Foram quase duas horas de um espetáculo emotivo, intenso e de grande partilha.
Foi no passado dia 11 de setembro, sexta-feira, que Mayra Andrade voltou a pisar uma das salas mais nobres do país, o Coliseu do Porto. Inicialmente agendado para abril, o concerto da digressão mundial Manga finalmente realizou-se depois de ter sido adiado devido ao Estado de Emergência.
O público foi entrando no recinto a conta-gotas, respeitando todas as normas e esforços do staff para garantir o distanciamento e consequente segurança dos presentes. E foi já com uma hora de atraso que a artista cabo-verdiana entrou em palco num Coliseu do Porto lotado (dentro do possível) debaixo de uma enorme ovação.
“Afeto” deu início a um espetáculo que seria carregado de emoções, depois de uma longa paragem forçada da cantora. São tempos desafiantes para a cultura, pelo que foi caloroso poder assistir ao regresso de Mayra Andrade, nome incontornável da música a nível internacional que assinala em 2020 uns já incríveis 20 anos de carreira.

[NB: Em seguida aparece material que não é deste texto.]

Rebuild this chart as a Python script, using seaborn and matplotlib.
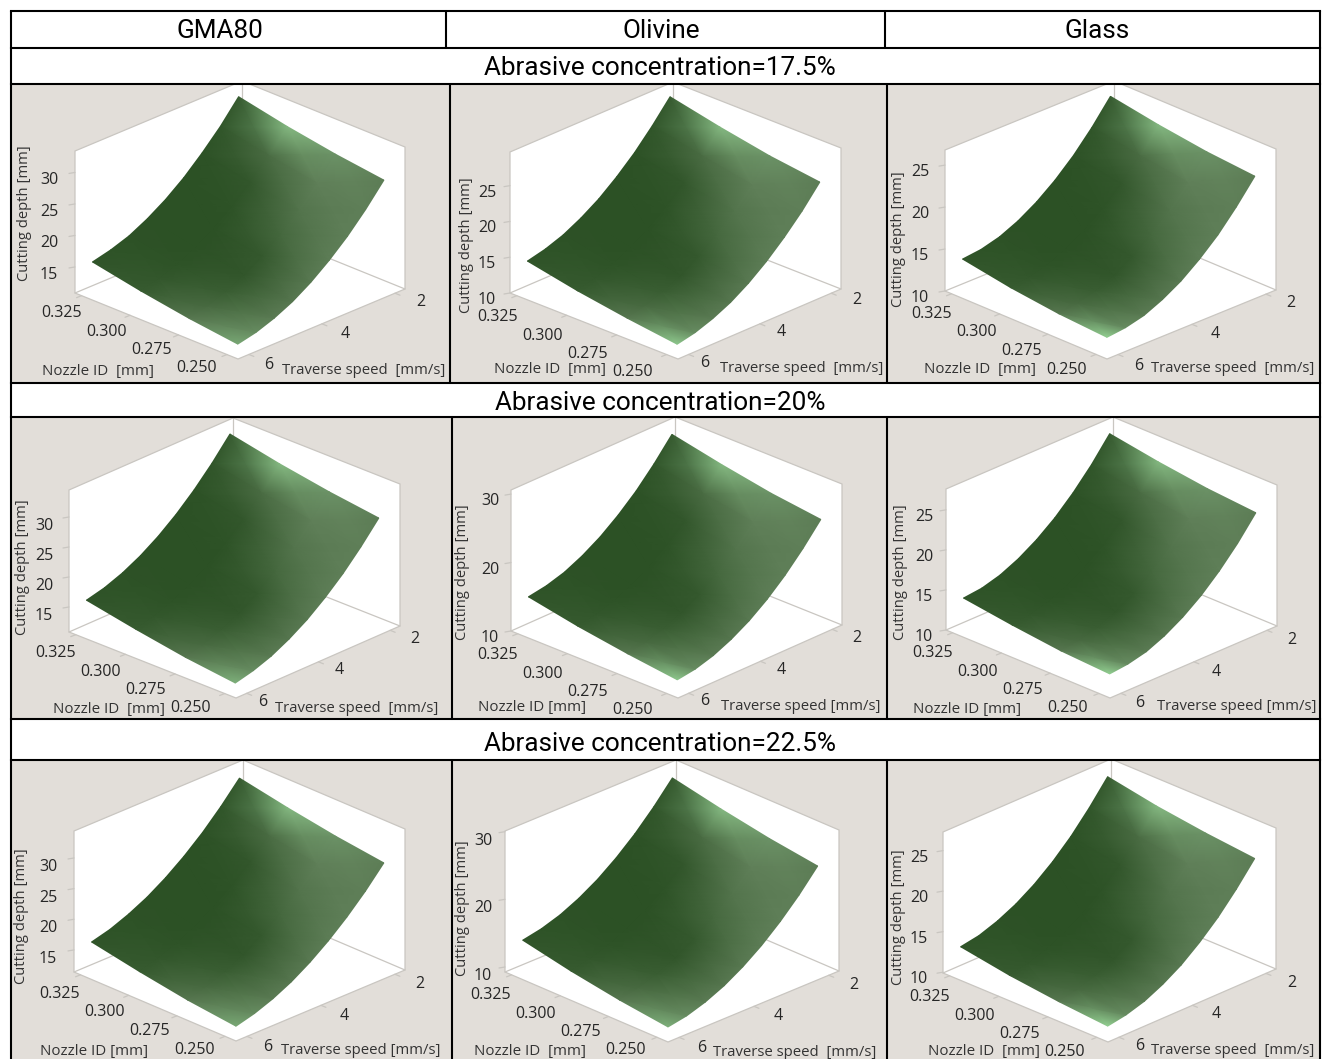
# 3x3 grid of cutting depth response surfaces, laid out as a table
import numpy as np
import matplotlib.pyplot as plt
from matplotlib.patches import Polygon, Rectangle
import seaborn as sns

sns.set_theme(style='white')

materials = ['GMA80', 'Olivine', 'Glass']
concentrations = ['Abrasive concentration=17.5%', 'Abrasive concentration=20%', 'Abrasive concentration=22.5%']

nozzle_levels = [0.325, 0.300, 0.275, 0.250]
speed_levels = [2, 2.5, 3, 3.5, 4, 4.5, 5, 5.5, 6]
nozzle_ticks = [0.325, 0.300, 0.275, 0.250]
speed_ticks = [2, 4, 6]

# cutting depth [mm], one row per nozzle level, one column per speed level
gma_175 = [[32.0, 28.5, 25.5, 22.8, 20.55, 18.7, 17.2, 16.2, 15.5],
           [30.4, 26.95, 23.9, 21.25, 19.0, 17.15, 15.7, 14.65, 14.0],
           [29.1, 25.65, 22.6, 19.95, 17.7, 15.9, 14.45, 13.4, 12.75],
           [28.1, 24.65, 21.6, 19.0, 16.75, 14.9, 13.5, 12.45, 11.8]]
olivine_175 = [[28.6, 25.6, 22.9, 20.6, 18.6, 17.0, 15.7, 14.8, 14.2],
               [27.1, 24.1, 21.4, 19.1, 17.15, 15.55, 14.3, 13.35, 12.8],
               [25.8, 22.8, 20.2, 17.9, 15.95, 14.35, 13.15, 12.25, 11.7],
               [24.9, 21.9, 19.3, 17.0, 15.05, 13.45, 12.25, 11.35, 10.8]]
glass_175 = [[25.8, 23.0, 20.55, 18.5, 16.8, 15.45, 14.45, 13.85, 13.6],
             [24.8, 22.0, 19.55, 17.5, 15.8, 14.45, 13.45, 12.85, 12.6],
             [24.0, 21.2, 18.8, 16.75, 15.05, 13.7, 12.75, 12.15, 11.9],
             [23.5, 20.75, 18.3, 16.3, 14.6, 13.3, 12.3, 11.75, 11.5]]
gma_20 = [[33.0, 29.45, 26.3, 23.55, 21.2, 19.25, 17.7, 16.55, 15.8],
          [31.3, 27.75, 24.6, 21.9, 19.55, 17.6, 16.1, 14.95, 14.2],
          [29.9, 26.35, 23.2, 20.5, 18.15, 16.2, 14.7, 13.55, 12.8],
          [28.8, 25.3, 22.15, 19.45, 17.1, 15.2, 13.65, 12.55, 11.8]]
olivine_20 = [[29.1, 25.95, 23.15, 20.8, 18.8, 17.2, 15.95, 15.15, 14.7],
              [27.6, 24.45, 21.7, 19.35, 17.35, 15.75, 14.55, 13.75, 13.3],
              [26.3, 23.2, 20.45, 18.1, 16.15, 14.6, 13.4, 12.6, 12.2],
              [25.4, 22.3, 19.55, 17.2, 15.25, 13.7, 12.5, 11.7, 11.3]]
glass_20 = [[26.4, 23.5, 21.0, 18.85, 17.1, 15.7, 14.65, 14.0, 13.75],
            [25.4, 22.5, 20.0, 17.9, 16.15, 14.8, 13.8, 13.15, 12.9],
            [24.6, 21.75, 19.25, 17.15, 15.4, 14.05, 13.05, 12.45, 12.2],
            [24.1, 21.25, 18.8, 16.7, 15.0, 13.65, 12.65, 12.1, 11.85]]
gma_225 = [[32.6, 29.25, 26.25, 23.65, 21.4, 19.5, 18.0, 16.8, 16.0],
           [31.1, 27.75, 24.75, 22.15, 19.9, 18.0, 16.5, 15.3, 14.5],
           [29.8, 26.45, 23.45, 20.85, 18.6, 16.7, 15.2, 14.0, 13.2],
           [28.8, 25.45, 22.5, 19.9, 17.65, 15.75, 14.25, 13.1, 12.3]]
olivine_225 = [[28.5, 25.35, 22.55, 20.15, 18.1, 16.45, 15.15, 14.25, 13.7],
               [27.0, 23.85, 21.05, 18.65, 16.6, 14.95, 13.65, 12.75, 12.2],
               [25.7, 22.55, 19.8, 17.4, 15.35, 13.7, 12.45, 11.55, 11.0],
               [24.7, 21.55, 18.8, 16.4, 14.4, 12.75, 11.5, 10.6, 10.1]]
glass_225 = [[26.0, 23.15, 20.6, 18.45, 16.65, 15.2, 14.1, 13.3, 12.9],
             [24.9, 22.05, 19.55, 17.4, 15.6, 14.15, 13.05, 12.3, 11.9],
             [24.1, 21.25, 18.8, 16.65, 14.85, 13.4, 12.35, 11.6, 11.2],
             [23.5, 20.7, 18.2, 16.1, 14.3, 12.9, 11.8, 11.1, 10.7]]

# how light the surface looks at each grid node, same grid as above
surface_shade = [[0.12, 0.06, 0.02, 0.01, 0.01, 0.01, 0.02, 0.03, 0.05],
                 [0.85, 0.30, 0.08, 0.03, 0.01, 0.01, 0.03, 0.08, 0.12],
                 [0.62, 0.50, 0.38, 0.25, 0.10, 0.07, 0.15, 0.28, 0.42],
                 [0.48, 0.50, 0.50, 0.48, 0.44, 0.42, 0.46, 0.58, 0.95]]
tip_shades = [0.75, 0.95, 1.0, 0.8, 0.95, 1.0, 0.75, 0.8, 1.0]

# axis ends of the drawn box (the box is padded around the data)
NOZZLE_FRONT, NOZZLE_LEFT = 0.2443, 0.3284
SPEED_FRONT, SPEED_RIGHT = 6.297, 1.726

shade_cmap = sns.blend_palette(['#2b5024', '#5f7f58', '#93d092'], as_cmap=True)
BOX = '#c9c6c1'
CELL = '#e2ded9'
TICK_FONT = ['Open Sans', 'DejaVu Sans']
HEAD_FONT = ['Roboto', 'Liberation Sans']

# layout of each panel in pixels: box corners, depth axis range, text anchors
panels = [
    dict(depth=gma_175, z=[15, 20, 25, 30], front=(238, 359), left=(75, 293), right=(405, 289), h=142, zlim=(10.87, 33.4),
         ztx=49, zdy=8, nt=(62, 313), st=(421, 302), nl=(98, 372), sl=(364, 371), dl=(25, 213),
         ntext='Nozzle ID  [mm]', stext='Traverse speed  [mm/s]'),
    dict(depth=olivine_175, z=[10, 15, 20, 25], front=(678, 359), left=(510, 293), right=(841, 289), h=141, zlim=(10, 29.7),
         ztx=487, zdy=7, nt=(498, 317), st=(857, 300), nl=(550, 370), sl=(802, 369), dl=(467, 245),
         ntext='Nozzle ID  [mm]', stext='Traverse speed  [mm/s]'),
    dict(depth=glass_175, z=[10, 15, 20, 25], front=(1107, 359), left=(945, 291), right=(1276, 290), h=141, zlim=(10, 26.8),
         ztx=920, zdy=7, nt=(932, 314), st=(1291, 303), nl=(980, 370), sl=(1233, 369), dl=(898, 239),
         ntext='Nozzle ID  [mm]', stext='Traverse speed  [mm/s]'),
    dict(depth=gma_20, z=[15, 20, 25, 30], front=(236, 698), left=(69, 632), right=(400, 626), h=142, zlim=(10.83, 34.5),
         ztx=44, zdy=9, nt=(56, 653), st=(415, 639), nl=(109, 709), sl=(357, 709), dl=(23, 567),
         ntext='Nozzle ID  [mm]', stext='Traverse speed  [mm/s]'),
    dict(depth=olivine_20, z=[10, 20, 30], front=(678, 698), left=(511, 631), right=(842, 625), h=141, zlim=(10, 30.6),
         ztx=490, zdy=7, nt=(498, 655), st=(857, 638), nl=(532, 708), sl=(801, 707), dl=(463, 572),
         ntext='Nozzle ID [mm]', stext='Traverse speed [mm/s]'),
    dict(depth=glass_20, z=[10, 15, 20, 25], front=(1110, 698), left=(946, 630), right=(1277, 626), h=141, zlim=(10, 27.6),
         ztx=924, zdy=7, nt=(933, 653), st=(1292, 640), nl=(967, 709), sl=(1237, 707), dl=(900, 572),
         ntext='Nozzle ID [mm]', stext='Traverse speed [mm/s]'),
    dict(depth=gma_225, z=[15, 20, 25, 30], front=(236, 1041), left=(74, 972), right=(405, 970), h=141, zlim=(11.4, 34.4),
         ztx=48, zdy=9, nt=(60, 994), st=(420, 984), nl=(94, 1052), sl=(361, 1051), dl=(22, 916),
         ntext='Nozzle ID [mm]', stext='Traverse speed [mm/s]'),
    dict(depth=olivine_225, z=[10, 20, 30], front=(668, 1042), left=(505, 972), right=(839, 971), h=141, zlim=(9.26, 30.1),
         ztx=483, zdy=9, nt=(491, 995), st=(854, 985), nl=(530, 1052), sl=(795, 1052), dl=(463, 908),
         ntext='Nozzle ID  [mm]', stext='Traverse speed  [mm/s]'),
    dict(depth=glass_225, z=[10, 15, 20, 25], front=(1108, 1042), left=(943, 973), right=(1276, 969), h=141, zlim=(9.9, 27.3),
         ztx=919, zdy=7, nt=(930, 997), st=(1292, 983), nl=(984, 1051), sl=(1233, 1050), dl=(899, 917),
         ntext='Nozzle ID  [mm]', stext='Traverse speed  [mm/s]'),
]


def project(p, nozzle, speed, depth):
    # axonometric view of (nozzle, speed, depth) onto the page
    nf = (np.asarray(nozzle) - NOZZLE_FRONT) / (NOZZLE_LEFT - NOZZLE_FRONT)
    sf = (SPEED_FRONT - np.asarray(speed)) / (SPEED_FRONT - SPEED_RIGHT)
    zf = (np.asarray(depth) - p['zlim'][0]) / (p['zlim'][1] - p['zlim'][0])
    fx, fy = p['front']
    x = fx + nf * (p['left'][0] - fx) + sf * (p['right'][0] - fx)
    y = fy + nf * (p['left'][1] - fy) + sf * (p['right'][1] - fy) - zf * p['h']
    return x, y


def tick_label(ax, x, y, text):
    ax.text(x, y, text, ha='center', va='center', fontsize=11.5, color='#262626', family=TICK_FONT, zorder=4)


def axis_title(ax, pos, text, size, rotation=0):
    ax.text(*pos, text, ha='center', va='center', rotation=rotation, fontsize=size,
            color='#333333', family=TICK_FONT, zorder=4)


def draw_panel(ax, p, tip):
    zlo, zhi = p['zlim']
    corners = [(NOZZLE_LEFT, SPEED_FRONT, zlo), (NOZZLE_LEFT, SPEED_FRONT, zhi), (NOZZLE_LEFT, SPEED_RIGHT, zhi),
               (NOZZLE_FRONT, SPEED_RIGHT, zhi), (NOZZLE_FRONT, SPEED_RIGHT, zlo), (NOZZLE_FRONT, SPEED_FRONT, zlo)]
    hexagon = [project(p, *c) for c in corners]
    ax.add_patch(Polygon(hexagon, closed=True, facecolor='white', edgecolor=BOX, lw=0.9, zorder=1))

    # back edges of the box
    back_floor = project(p, NOZZLE_LEFT, SPEED_RIGHT, zlo)
    for c in [corners[0], corners[2], corners[4]]:
        x, y = project(p, *c)
        ax.plot([back_floor[0], x], [back_floor[1], y], color=BOX, lw=0.9, zorder=1.5)

    # the surface itself
    nn, ss = np.meshgrid(nozzle_levels, speed_levels, indexing='ij')
    x, y = project(p, nn, ss, np.array(p['depth']))
    shade = np.array(surface_shade, dtype=float)
    shade[-1, -1] = tip
    ax.pcolormesh(x, y, shade, cmap=shade_cmap, vmin=0, vmax=1, shading='gouraud', zorder=2)

    # tick marks and tick labels
    for z in p['z']:
        tx, ty = project(p, NOZZLE_LEFT, SPEED_FRONT, z)
        ax.plot([tx - 6, tx], [ty + 1, ty], color=BOX, lw=0.9, zorder=1.5)
        tick_label(ax, p['ztx'], ty + p['zdy'], str(z))
    for i, n in enumerate(nozzle_ticks):
        tx, ty = project(p, n, SPEED_FRONT, zlo)
        ax.plot([tx - 5, tx], [ty + 2, ty], color=BOX, lw=0.9, zorder=1.5)
        tick_label(ax, p['nt'][0] + 45 * i, p['nt'][1] + 18.5 * i, f'{n:.3f}')
    for i, s in enumerate(speed_ticks):
        tx, ty = project(p, NOZZLE_FRONT, s, zlo)
        ax.plot([tx + 5, tx], [ty + 2, ty], color=BOX, lw=0.9, zorder=1.5)
        tick_label(ax, p['st'][0] - 76 * i, p['st'][1] + 31.5 * i, str(s))

    axis_title(ax, p['nl'], p['ntext'], 10.9)
    axis_title(ax, p['sl'], p['stext'], 10.7)
    axis_title(ax, p['dl'], 'Cutting depth [mm]', 10.6, rotation=90)


fig = plt.figure(figsize=(13.25, 10.59), dpi=100)
ax = fig.add_axes([0, 0, 1, 1])
ax.set_autoscale_on(False)
ax.set_xlim(0, 1325)
ax.set_ylim(1059, 0)
ax.axis('off')

# grey cells behind the panels
for y0, y1 in [(84, 383), (417, 719), (760, 1059)]:
    ax.add_patch(Rectangle((11, y0), 1309, y1 - y0, facecolor=CELL, edgecolor='none', zorder=0))

for p, tip in zip(panels, tip_shades):
    draw_panel(ax, p, tip)

# white heading rows cover whatever pokes out of the grey cells
for y0, y1 in [(11, 84), (383, 417), (719, 760)]:
    ax.add_patch(Rectangle((11, y0), 1309, y1 - y0, facecolor='white', edgecolor='none', zorder=3))

# table rules
for y in [11, 48, 84, 383, 417, 719, 760]:
    ax.plot([11, 1320], [y, y], color='black', lw=1.5, solid_capstyle='projecting', zorder=5)
for x in [11, 1320]:
    ax.plot([x, x], [11, 1059], color='black', lw=1.5, zorder=5)
for x in [446, 885]:
    ax.plot([x, x], [11, 48], color='black', lw=1.5, zorder=5)
for x0, x1, y0, y1 in [(450, 887, 84, 383), (452, 887, 417, 719), (452, 887, 760, 1059)]:
    ax.plot([x0, x0], [y0, y1], color='black', lw=1.5, zorder=5)
    ax.plot([x1, x1], [y0, y1], color='black', lw=1.5, zorder=5)

for x, name in zip([220, 661, 1097], materials):
    ax.text(x, 31, name, ha='center', va='center', fontsize=18.8, color='black', family=HEAD_FONT, zorder=6)
for y, name in zip([68, 403, 744], concentrations):
    ax.text(660, y, name, ha='center', va='center', fontsize=18.8, color='black', family=HEAD_FONT, zorder=6)

fig.savefig('out.png', dpi=100)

Desafiante foi também para o público que teve de se manter durante todo o espetáculo sentado e com algum afastamento dos seus entes queridos (e, claro está, com a máscara social). Não é, de todo, tarefa fácil manter a contenção perante a intensidade de temas como a “Vapor di Imigrason”, “Segredu”, “Manga” ou “Pull Up”.
Mas os presentes iam interagindo da forma possível: um pezinho a bater no soalho do Coliseu, a anca gingando numa curta deambulação pela cadeira, e os braços, esses sim, soltos. Tão soltos como Mayra em palco. A presença é gigante. A atuação é brilhante, tão brilhante quanto o seu vestido.
O público portuense mostrou o seu agrado ao mais recente álbum Manga, lançado em 2019, onde somos contemplados com uma mescla de sonoridades que vão desde o afrobeat, passando pela música urbana e ritmos tradicionais cabo-verdianos. Um álbum cantado em português e crioulo cabo-verdiano que foi gravado entre Paris e Abidjan, na Costa do Marfim.
Mais emoções estavam reservadas para os dois encores com que a artista decidiu brindar os presentes. Orlando Pantera e Kaka Barbosa (músicos cabo-verdianos e influências na música de Mayra Andrade) foram homenageados com as canções “Reserva Para Dois” e “Ilha de Santiago”.
E numa altura em que algum público já se tinha dirigido para a saída, eis que Mayra surpreende e volta a entrar em palco para terminar com o belíssimo e arrepiante tema “Guardar Mais”, com composição de Sara Tavares, que aborda com imenso carinho o papel da “vóvó Eugénia” na vida da artista.
Foram quase duas horas de um espetáculo emotivo, intenso e de grande partilha. Não está a ser um ano favorável para nenhum setor devido à pandemia, mas principalmente para a cultura, e eventos como estes são urgentes para manter a chama acesa de um ramo constantemente negligenciado e pouco apoiado.